**WHAT THE TASK ASKS**
Each line containing the word "that" must be reported.
── RAW RECORDS ──
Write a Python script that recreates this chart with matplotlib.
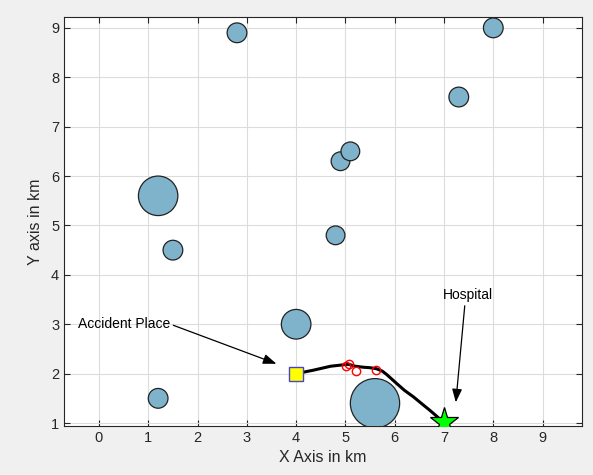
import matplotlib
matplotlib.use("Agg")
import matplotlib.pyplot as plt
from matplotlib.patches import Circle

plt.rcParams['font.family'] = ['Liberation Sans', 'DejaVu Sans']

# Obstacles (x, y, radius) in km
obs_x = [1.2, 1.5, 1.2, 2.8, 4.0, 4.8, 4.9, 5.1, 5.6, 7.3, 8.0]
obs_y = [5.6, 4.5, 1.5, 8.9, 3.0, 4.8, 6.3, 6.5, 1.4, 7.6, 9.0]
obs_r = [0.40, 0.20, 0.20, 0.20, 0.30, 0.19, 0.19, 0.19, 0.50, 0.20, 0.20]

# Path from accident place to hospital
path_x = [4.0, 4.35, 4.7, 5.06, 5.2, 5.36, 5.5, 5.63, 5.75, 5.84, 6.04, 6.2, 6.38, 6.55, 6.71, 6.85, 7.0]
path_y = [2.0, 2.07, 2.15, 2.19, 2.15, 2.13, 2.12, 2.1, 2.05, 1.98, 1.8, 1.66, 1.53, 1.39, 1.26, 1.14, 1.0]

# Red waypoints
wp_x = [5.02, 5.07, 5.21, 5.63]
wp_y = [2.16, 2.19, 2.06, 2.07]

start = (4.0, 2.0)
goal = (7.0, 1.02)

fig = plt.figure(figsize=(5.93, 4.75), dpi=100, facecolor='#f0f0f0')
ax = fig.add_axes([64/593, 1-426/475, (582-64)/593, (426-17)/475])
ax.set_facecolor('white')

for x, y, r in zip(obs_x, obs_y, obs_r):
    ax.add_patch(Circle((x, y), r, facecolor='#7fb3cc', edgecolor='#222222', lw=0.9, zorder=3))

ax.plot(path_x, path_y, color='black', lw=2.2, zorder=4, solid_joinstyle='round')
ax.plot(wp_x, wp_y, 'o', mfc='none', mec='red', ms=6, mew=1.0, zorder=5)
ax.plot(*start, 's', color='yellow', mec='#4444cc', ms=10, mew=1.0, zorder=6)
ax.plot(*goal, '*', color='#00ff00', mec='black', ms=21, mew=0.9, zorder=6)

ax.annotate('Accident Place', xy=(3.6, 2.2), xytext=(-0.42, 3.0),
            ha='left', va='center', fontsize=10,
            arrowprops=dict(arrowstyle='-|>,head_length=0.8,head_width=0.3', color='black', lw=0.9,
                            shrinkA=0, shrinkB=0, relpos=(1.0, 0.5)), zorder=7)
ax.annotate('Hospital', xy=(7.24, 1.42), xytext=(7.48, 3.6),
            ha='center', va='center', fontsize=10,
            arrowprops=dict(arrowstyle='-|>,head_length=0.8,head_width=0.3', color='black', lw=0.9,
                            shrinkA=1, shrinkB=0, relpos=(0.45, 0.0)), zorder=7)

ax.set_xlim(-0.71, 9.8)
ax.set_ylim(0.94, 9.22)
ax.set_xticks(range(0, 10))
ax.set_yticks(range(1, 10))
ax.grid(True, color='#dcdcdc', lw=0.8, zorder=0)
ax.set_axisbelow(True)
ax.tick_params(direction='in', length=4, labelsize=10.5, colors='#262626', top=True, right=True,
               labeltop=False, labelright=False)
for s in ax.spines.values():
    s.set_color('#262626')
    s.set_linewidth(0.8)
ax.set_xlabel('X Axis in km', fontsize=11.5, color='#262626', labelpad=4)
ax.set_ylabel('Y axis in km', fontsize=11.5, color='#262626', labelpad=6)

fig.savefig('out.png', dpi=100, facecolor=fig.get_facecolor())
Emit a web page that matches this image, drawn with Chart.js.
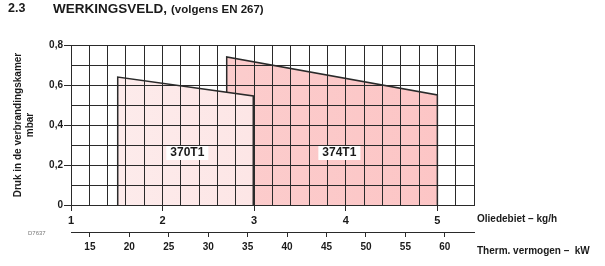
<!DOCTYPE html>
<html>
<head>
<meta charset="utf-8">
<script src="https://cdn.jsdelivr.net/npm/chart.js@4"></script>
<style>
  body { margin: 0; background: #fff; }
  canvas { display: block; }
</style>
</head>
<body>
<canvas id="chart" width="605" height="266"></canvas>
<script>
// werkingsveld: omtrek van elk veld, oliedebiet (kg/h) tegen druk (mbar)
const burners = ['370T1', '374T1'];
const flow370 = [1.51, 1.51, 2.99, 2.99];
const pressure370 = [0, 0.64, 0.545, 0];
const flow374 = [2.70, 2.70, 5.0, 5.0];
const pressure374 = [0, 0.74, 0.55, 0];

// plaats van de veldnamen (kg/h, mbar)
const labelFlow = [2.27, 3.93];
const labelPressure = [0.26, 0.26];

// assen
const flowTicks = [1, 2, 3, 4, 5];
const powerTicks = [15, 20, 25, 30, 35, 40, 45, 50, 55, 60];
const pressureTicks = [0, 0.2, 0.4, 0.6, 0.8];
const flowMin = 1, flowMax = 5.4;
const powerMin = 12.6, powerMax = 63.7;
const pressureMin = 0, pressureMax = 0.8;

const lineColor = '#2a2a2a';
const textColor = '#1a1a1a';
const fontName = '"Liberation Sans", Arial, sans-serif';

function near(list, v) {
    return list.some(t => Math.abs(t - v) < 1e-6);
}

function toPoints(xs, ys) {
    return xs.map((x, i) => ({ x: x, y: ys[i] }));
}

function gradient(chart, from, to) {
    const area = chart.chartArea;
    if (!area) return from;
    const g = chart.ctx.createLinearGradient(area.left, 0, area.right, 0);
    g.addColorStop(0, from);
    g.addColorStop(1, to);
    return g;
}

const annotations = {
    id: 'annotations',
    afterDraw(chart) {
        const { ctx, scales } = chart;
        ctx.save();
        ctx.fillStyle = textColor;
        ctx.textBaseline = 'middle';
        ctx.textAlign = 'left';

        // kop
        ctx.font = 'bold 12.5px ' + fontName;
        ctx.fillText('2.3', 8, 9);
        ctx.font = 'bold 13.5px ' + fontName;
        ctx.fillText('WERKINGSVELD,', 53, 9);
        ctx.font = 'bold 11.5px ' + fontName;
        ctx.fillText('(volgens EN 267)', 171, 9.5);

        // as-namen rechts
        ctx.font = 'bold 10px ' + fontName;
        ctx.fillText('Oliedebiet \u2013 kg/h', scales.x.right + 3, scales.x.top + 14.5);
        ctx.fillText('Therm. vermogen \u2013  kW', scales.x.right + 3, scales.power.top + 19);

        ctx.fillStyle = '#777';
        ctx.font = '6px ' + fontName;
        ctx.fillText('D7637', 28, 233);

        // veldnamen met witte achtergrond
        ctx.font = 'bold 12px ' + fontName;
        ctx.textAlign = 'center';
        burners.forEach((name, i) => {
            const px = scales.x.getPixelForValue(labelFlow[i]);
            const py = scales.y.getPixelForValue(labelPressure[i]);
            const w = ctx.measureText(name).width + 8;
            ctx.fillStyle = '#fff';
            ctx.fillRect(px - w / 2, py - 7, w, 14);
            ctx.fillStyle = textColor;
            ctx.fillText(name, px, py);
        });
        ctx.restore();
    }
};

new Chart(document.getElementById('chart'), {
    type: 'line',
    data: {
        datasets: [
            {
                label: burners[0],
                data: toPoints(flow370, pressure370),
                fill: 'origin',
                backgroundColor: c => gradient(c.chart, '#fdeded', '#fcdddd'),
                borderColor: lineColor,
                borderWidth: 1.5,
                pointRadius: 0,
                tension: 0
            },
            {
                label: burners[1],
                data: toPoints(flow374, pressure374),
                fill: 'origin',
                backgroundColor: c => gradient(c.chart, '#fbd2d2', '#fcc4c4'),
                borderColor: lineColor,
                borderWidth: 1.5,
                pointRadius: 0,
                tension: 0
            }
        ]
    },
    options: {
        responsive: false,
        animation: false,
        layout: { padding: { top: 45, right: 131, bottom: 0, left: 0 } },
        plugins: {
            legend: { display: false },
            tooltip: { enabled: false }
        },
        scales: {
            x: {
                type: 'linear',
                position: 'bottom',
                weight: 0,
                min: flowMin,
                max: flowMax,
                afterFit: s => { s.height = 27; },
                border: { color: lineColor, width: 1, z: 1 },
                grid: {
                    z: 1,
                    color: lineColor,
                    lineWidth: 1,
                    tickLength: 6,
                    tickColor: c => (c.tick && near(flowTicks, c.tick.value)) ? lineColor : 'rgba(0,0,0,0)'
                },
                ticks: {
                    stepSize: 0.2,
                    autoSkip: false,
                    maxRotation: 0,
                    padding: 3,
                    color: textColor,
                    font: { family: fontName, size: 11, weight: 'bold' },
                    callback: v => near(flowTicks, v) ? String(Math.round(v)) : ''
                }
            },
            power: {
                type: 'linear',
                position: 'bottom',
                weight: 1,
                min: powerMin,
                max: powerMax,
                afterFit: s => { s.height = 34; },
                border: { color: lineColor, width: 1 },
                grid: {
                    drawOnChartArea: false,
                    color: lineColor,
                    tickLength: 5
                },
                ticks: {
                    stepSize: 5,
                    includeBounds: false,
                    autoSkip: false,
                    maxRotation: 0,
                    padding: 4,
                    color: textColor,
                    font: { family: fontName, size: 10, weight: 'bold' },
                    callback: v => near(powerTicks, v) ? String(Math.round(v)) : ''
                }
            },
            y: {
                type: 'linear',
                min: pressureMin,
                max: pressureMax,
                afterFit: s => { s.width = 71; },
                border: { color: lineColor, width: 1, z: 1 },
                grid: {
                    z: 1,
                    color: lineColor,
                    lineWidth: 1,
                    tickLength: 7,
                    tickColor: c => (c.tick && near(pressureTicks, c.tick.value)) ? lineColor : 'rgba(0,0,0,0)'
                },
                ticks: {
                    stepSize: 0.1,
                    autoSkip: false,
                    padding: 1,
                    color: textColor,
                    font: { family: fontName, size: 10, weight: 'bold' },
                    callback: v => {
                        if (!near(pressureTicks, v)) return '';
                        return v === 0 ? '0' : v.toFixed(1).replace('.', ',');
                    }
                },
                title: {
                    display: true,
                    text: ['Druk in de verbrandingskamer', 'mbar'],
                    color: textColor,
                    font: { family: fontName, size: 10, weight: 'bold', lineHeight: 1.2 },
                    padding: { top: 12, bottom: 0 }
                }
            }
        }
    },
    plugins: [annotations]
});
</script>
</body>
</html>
───
**OUTPUT BELOW**
Write a Python script that recreates this chart with matplotlib.
Emit a web page that matches this image, drawn with Chart.js.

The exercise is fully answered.